Growth Mindset- Wisdom is Power:
We weren’t taught how to date, how to communicate, how to set dating boundaries, or how to understand different perspectives (without judgment). Society has encouraged us to focus on external factors like who we need to become in the workforce, rather than how we feel and who we are on the inside. Find a mentor, a dating coach, a professional matchmaker or lifestyle coach to work with.
Pick up a dating book or two on self-awareness, communication, or emotional intelligence. There are unbelievable resources out there to utilize and gain insight into who you really are and what you’re really searching for. Understanding yourself is the portal to setting clear dating boundaries and finding a meaningful, long-lasting connection.
Daily Gratitude for Boundaries and Growth
Expressing appreciation for the established dating boundaries and the growth they facilitate contributes to a positive mindset within the relationship to yourself and to another person. Gratitude becomes a catalyst for personal and relational development. Everyone wants to feel appreciated, understood, and heard. Gratitude is also contagious. It takes the same mental capacity to think positive thoughts as it does negative ones. Choosing to be grateful will attract that similar energy from another person into your life.
The point of mindful dating is to learn how to navigate the early stages of dating with intentionality and authenticity. Setting dating boundaries is not a limitation but a powerful tool for self empowerment and fostering relationships based on mutual respect, understanding, and personal growth. The last thing we want to do is find ourselves in long-term relationships with incompatible partners.

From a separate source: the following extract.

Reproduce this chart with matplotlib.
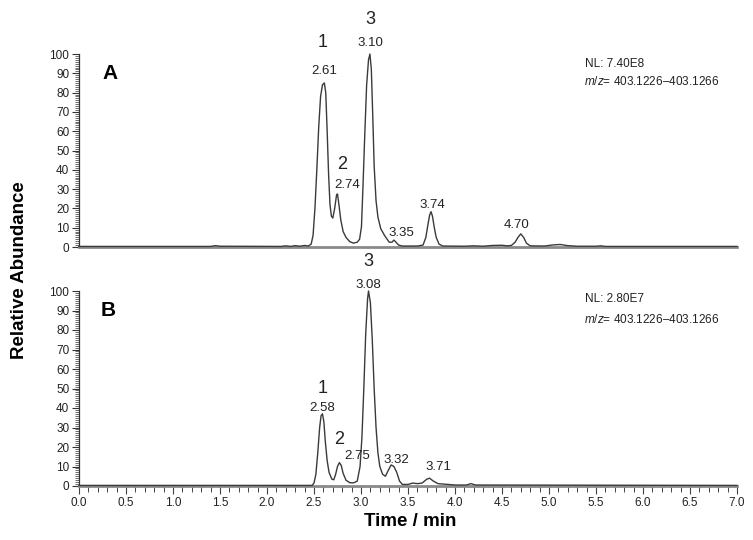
import numpy as np
import matplotlib
matplotlib.use("Agg")
import matplotlib.pyplot as plt
from matplotlib.ticker import MultipleLocator, FormatStrFormatter

plt.rcParams['font.family'] = ['Liberation Sans', 'DejaVu Sans']
plt.rcParams['mathtext.fontset'] = 'custom'
plt.rcParams['mathtext.it'] = 'Liberation Sans:italic'
plt.rcParams['mathtext.rm'] = 'Liberation Sans'

# Хроматограмма A (время, мин / относительная интенсивность, %)
time_a = [0.0, 1.40, 1.45, 1.50, 2.15, 2.20, 2.25, 2.30, 2.35, 2.40, 2.44, 2.47, 2.49, 2.51,
          2.53, 2.55, 2.57, 2.59, 2.61, 2.625, 2.64, 2.655, 2.67, 2.685, 2.70, 2.72, 2.74,
          2.75, 2.765, 2.785, 2.81, 2.84, 2.88, 2.92, 2.96, 2.985, 3.005, 3.02, 3.04, 3.06,
          3.08, 3.095, 3.11, 3.125, 3.14, 3.16, 3.18, 3.21, 3.25, 3.30, 3.33, 3.35, 3.37,
          3.40, 3.44, 3.60, 3.66, 3.69, 3.71, 3.73, 3.745, 3.76, 3.78, 3.80, 3.83, 3.87,
          4.10, 4.20, 4.30, 4.40, 4.50, 4.55, 4.60, 4.64, 4.67, 4.70, 4.73, 4.76, 4.80,
          4.95, 5.05, 5.12, 5.20, 5.30, 5.50, 5.55, 5.60, 7.00]
abund_a = [0.3, 0.3, 0.7, 0.4, 0.3, 0.6, 0.3, 0.7, 0.4, 0.8, 0.5, 1.5, 6, 20,
           40, 62, 78, 84, 85, 80, 60, 38, 22, 16, 15, 20, 27,
           27.5, 22, 14, 8, 5, 2.8, 2, 2.5, 4, 10.5, 30, 58, 84,
           97, 100, 92, 68, 42, 24, 15.5, 9.5, 6, 2.5, 2.5, 3.6, 2.6,
           1.0, 0.5, 0.5, 1, 5, 11, 16.5, 18.3, 16, 10, 5, 1.5, 0.5,
           0.4, 0.6, 0.4, 0.8, 0.9, 0.6, 0.8, 2.5, 5, 6.8, 5, 2, 0.6,
           0.5, 1.1, 1.3, 0.7, 0.4, 0.4, 0.6, 0.3, 0.3]

# Хроматограмма B
time_b = [0.0, 2.48, 2.50, 2.52, 2.54, 2.56, 2.575, 2.59, 2.605, 2.62, 2.64, 2.66, 2.69,
          2.71, 2.73, 2.75, 2.77, 2.79, 2.81, 2.84, 2.88, 2.92, 2.96, 2.99, 3.01, 3.03,
          3.05, 3.07, 3.08, 3.10, 3.12, 3.14, 3.16, 3.18, 3.20, 3.23, 3.26, 3.29, 3.32,
          3.35, 3.38, 3.41, 3.44, 3.50, 3.55, 3.60, 3.65, 3.70, 3.73, 3.77, 3.82, 3.90,
          4.00, 4.12, 4.17, 4.22, 7.00]
abund_b = [0.3, 0.3, 1.5, 6, 17, 30, 36, 37, 33, 23, 13, 7, 3.5,
           3.2, 6, 10, 12, 10.5, 6.5, 3, 1.7, 1.6, 2.5, 10, 25, 50,
           78, 96, 100, 94, 75, 50, 30, 17, 10, 6, 5, 8, 10.8,
           10, 7, 2.5, 0.8, 0.8, 1.5, 1.2, 1.5, 3.5, 4, 2.5, 1.2, 0.9,
           0.5, 0.5, 1.2, 0.5, 0.3]

# Подписи пиков: (время, высота, текст)
rt_a = [(2.61, 91, "2.61"), (2.85, 32, "2.74"), (3.10, 105.5, "3.10"),
        (3.43, 7.5, "3.35"), (3.76, 22, "3.74"), (4.66, 11.5, "4.70")]
cmpd_a = [(2.59, 106, "1"), (2.80, 43, "2"), (3.10, 118, "3")]
rt_b = [(2.59, 40, "2.58"), (2.96, 15.5, "2.75"), (3.08, 103, "3.08"),
        (3.38, 13.5, "3.32"), (3.82, 10, "3.71")]
cmpd_b = [(2.59, 50, "1"), (2.77, 24, "2"), (3.08, 115, "3")]

nl_a = "NL: 7.40E8"
nl_b = "NL: 2.80E7"
mz_text = r"$\it{m/z}$= 403.1226–403.1266"

txt_col = '#222222'
line_col = '#3a3a3a'

fig = plt.figure(figsize=(7.53, 5.40), dpi=100)
ax_a = fig.add_axes([79 / 753, 1 - 247 / 540, 658 / 753, 193 / 540])
ax_b = fig.add_axes([79 / 753, 1 - 486 / 540, 658 / 753, 195 / 540])


def style_axis(ax, show_x):
    ax.set_xlim(0, 7.0)
    ax.set_ylim(0, 100)
    for s in ['top', 'right']:
        ax.spines[s].set_visible(False)
    ax.spines['left'].set_color('#333333')
    ax.spines['left'].set_linewidth(0.9)
    ax.spines['bottom'].set_color('#8a8a8a')
    ax.spines['bottom'].set_linewidth(2.0)
    ax.yaxis.set_major_locator(MultipleLocator(10))
    ax.yaxis.set_minor_locator(MultipleLocator(1))
    ax.tick_params(axis='y', which='major', length=5, width=0.8, color='#333333',
                   labelsize=8.5, labelcolor=txt_col, pad=2)
    ax.tick_params(axis='y', which='minor', length=3, width=0.6, color='#555555')
    if show_x:
        ax.xaxis.set_major_locator(MultipleLocator(0.5))
        ax.xaxis.set_minor_locator(MultipleLocator(0.1))
        ax.xaxis.set_major_formatter(FormatStrFormatter('%.1f'))
        ax.tick_params(axis='x', which='major', length=6, width=0.8, color='#444444',
                       labelsize=8.5, labelcolor=txt_col, pad=2)
        ax.tick_params(axis='x', which='minor', length=4, width=0.7, color='#444444')
    else:
        ax.tick_params(axis='x', which='both', bottom=False, labelbottom=False)


style_axis(ax_a, False)
style_axis(ax_b, True)

ax_a.plot(time_a, abund_a, color=line_col, lw=1.0, clip_on=False, zorder=3)
ax_b.plot(time_b, abund_b, color=line_col, lw=1.0, clip_on=False, zorder=3)

for ax, rts, cmpds in [(ax_a, rt_a, cmpd_a), (ax_b, rt_b, cmpd_b)]:
    for t, v, s in rts:
        ax.text(t, v, s, ha='center', va='center', fontsize=9.5, color=txt_col, clip_on=False)
    for t, v, s in cmpds:
        ax.text(t, v, s, ha='center', va='center', fontsize=13, color=txt_col, clip_on=False)

ax_a.text(0.33, 90, "A", ha='center', va='center', fontsize=15, fontweight='bold', color='black')
ax_b.text(0.31, 90, "B", ha='center', va='center', fontsize=15, fontweight='bold', color='black')

ax_a.text(5.38, 95, nl_a, ha='left', va='center', fontsize=8.5, color=txt_col)
ax_a.text(5.37, 86, mz_text, ha='left', va='center', fontsize=8.5, color=txt_col)
ax_b.text(5.38, 96, nl_b, ha='left', va='center', fontsize=8.5, color=txt_col)
ax_b.text(5.37, 85.5, mz_text, ha='left', va='center', fontsize=8.5, color=txt_col)

fig.text(20 / 753, 1 - 270 / 540, "Relative Abundance", rotation=90, ha='center', va='center',
         fontsize=13.5, fontweight='bold', color='black')
fig.text(410 / 753, 1 - 522 / 540, "Time / min", ha='center', va='center',
         fontsize=13.5, fontweight='bold', color='black')

fig.savefig('out.png', dpi=100)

When one fails to set and establish personal boundaries, it can feel like a self sacrifice and misalignment to our true selves.
The 7 types of Boundaries
There are 7 types of personal boundaries one should evaluate to date with intention and authenticity.
- Mental- Freedom to have your own thoughts, values, and opinions.
- Emotional- How emotionally available you are to others.
- Physical- Privacy, personal space, and your body.
- Conversational- Topics that you do and do not feel comfortable discussing.
- Time- How much time you spend with another person vs alone, or doing other things.
- Internal- Self-regulation, self-care, general wellness, and energy expended on others vs self.
- Maternal- Monetary decisions, money, giving, lending, spending.
Make it a goal to learn who you are, and do it well. As a personal practice, take a blank piece of paper and write down all 7 boundary categories. Then underneath each category write down your own personal needs, thoughts or values around your own boundaries. This conscious practice of self-awareness will help mindful daters align more effortlessly and efficiently with their ideal partner.